As we continue to immerse ourselves in all that Buenos Aires has to offer, each day we give considerable thought to navigating our route to a new destination. The easy way out is to take one of the more than 40,000 taxis – they’re inexpensive and probably the faster option. The thing is, we have nothing but time. And it’s easy to miss some of the sights as you’re whizzing through the city at a break-neck speed. Other times, we don’t have a destination in mind. Each day, we lace up our shoes and head out in a new direction. In fact, our most common mode of transportation is under our own steam.
There are many things to take into account when you are walking in the city. Sidewalks are in a constant state of construction. Great swathes of paving stones are heaving from the roots of giant trees planted long ago. Because you need to constantly look down to avoid a nasty trip, you’re also likely to avoid what dogs (actually, dog owners) may have left behind.
Crossing the street requires that you look to see if there are any cars coming. Sure, they have signals for pedestrians at most intersections, but you stand out as a tourist if you don’t just cross with everyone else when the coast is clear. Most streets are one-way, so it’s easy to venture across, weaving between the oncoming cars. That said, it’s not nearly as tricky to cross a street as it was during our trip to Vietnam.
Each time I cross the street against the light, it eases the frustration I felt in Calgary for getting a jaywalking ticket downtown crossing a small, two-lane street.
I mentioned in a earlier post that we have made extensive use of the subway system (Subte). Clean and frequent, but at times, EXTREMELY crowded. Public transit is heavily subsidized by the government. Each journey is about four pesos (~ CAD$0.40).
From our balcony we can see (and hear) a commuter train shuttling locals from the burbs to various stops into and out of the city. Earlier this week, one of our morning adventure involved hopping on the train at the station about 10 minutes from our apartment to see where it would take us. It turns out, the debit card we use for the subway system also works for the commuter trains. The train cars are new and air-conditioned. We chose the line heading into the city. It took us to the main terminal at Retiro station, which is very close to the regentrified port area, called Puerto Madero. Remarkably, the train is cheaper than the subway.

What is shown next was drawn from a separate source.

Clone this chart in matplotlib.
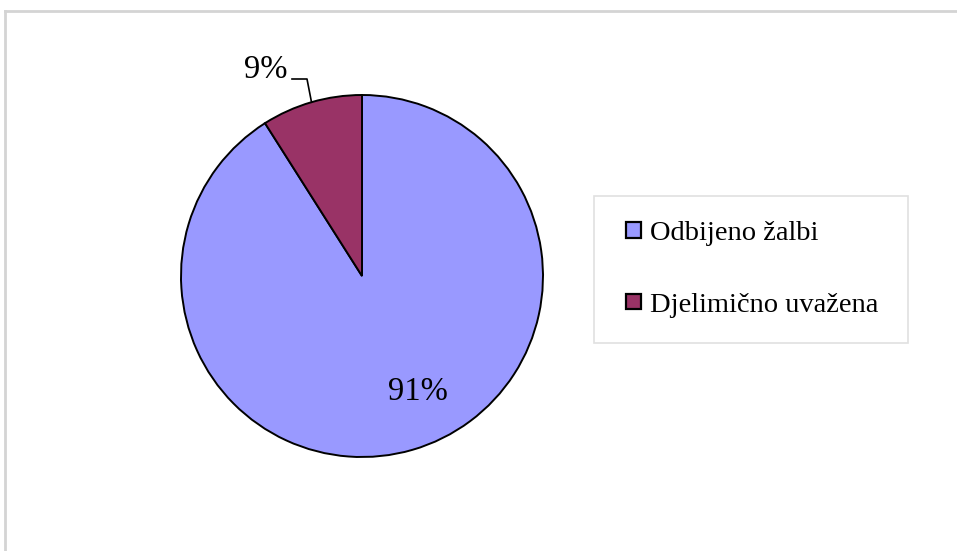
import numpy as np
import matplotlib.pyplot as plt
from matplotlib.patches import Patch, Rectangle
from matplotlib.legend_handler import HandlerPatch

labels = ['Odbijeno žalbi', 'Djelimično uvažena']
shares = [91, 9]
pct_labels = ['91%', '9%']
colors = ['#9999FF', '#993366']

plt.rcParams['font.family'] = ['Liberation Serif', 'DejaVu Serif']

W, H = 957, 551
fig = plt.figure(figsize=(W / 100, H / 100), dpi=100)
ax = fig.add_axes([0, 0, 1, 1])

cx, cy, R = 362, H - 276, 181
wedges, _ = ax.pie(shares, colors=colors, startangle=90, counterclock=False,
                   center=(cx, cy), radius=R,
                   wedgeprops=dict(edgecolor='black', linewidth=1.4))
ax.set_xlim(0, W)
ax.set_ylim(0, H)
ax.axis('off')

# big slice label inside
ax.text(418, H - 392, pct_labels[0], fontsize=23.5, ha='center', va='center')

# small slice label outside with leader line
w = wedges[1]
mid = np.deg2rad((w.theta1 + w.theta2) / 2)
ex, ey = cx + R * np.cos(mid), cy + R * np.sin(mid)
ax.plot([292, 307, ex], [H - 79, H - 79, ey], color='black', lw=1.2)
ax.text(266, H - 70, pct_labels[1], fontsize=23.5, ha='center', va='center')

# outer border of the chart area
ax.plot([5, W], [H - 11, H - 11], color='#d4d4d4', lw=2)
ax.plot([5, 5], [0, H - 11], color='#d4d4d4', lw=2)


def square_right(legend, orig_handle, xdescent, ydescent, width, height, fontsize):
    # small square pushed to the right end of the handle box
    return Rectangle((-xdescent + width - height, -ydescent), height, height)


handles = [Patch(facecolor=c, edgecolor='black', linewidth=1.6) for c in colors]
leg = ax.legend(handles, labels, loc='upper left',
                bbox_to_anchor=(594 / W, 1 - 196 / H - 0.01, 314 / W, 0.01),
                mode='expand', fontsize=20.5, frameon=True, fancybox=False,
                edgecolor='#d9d9d9', handlelength=0.78, handleheight=0.46,
                handletextpad=0.3, labelspacing=1.64, borderpad=0.88,
                borderaxespad=0,
                handler_map={Patch: HandlerPatch(patch_func=square_right)})
leg.get_frame().set_linewidth(1.2)

fig.savefig('out.png', dpi=100)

A few days later, so intrigued with our initial commuter train experience, we hopped the outbound train to the end of the line at Tigre – about 40 minutes away on the Paraná Delta. Tigre is a very cool little city with a large amusement park and a beautiful art museum, both of which we will explore more with visiting friends and family over the coming months.
Thus far we haven’t used any taxis. There will be a time when we need to take one, likely when we’re out late and walking isn’t advisable or the subways and trains have stopped running. But until then, we’re more than content to continue traveling as we have been.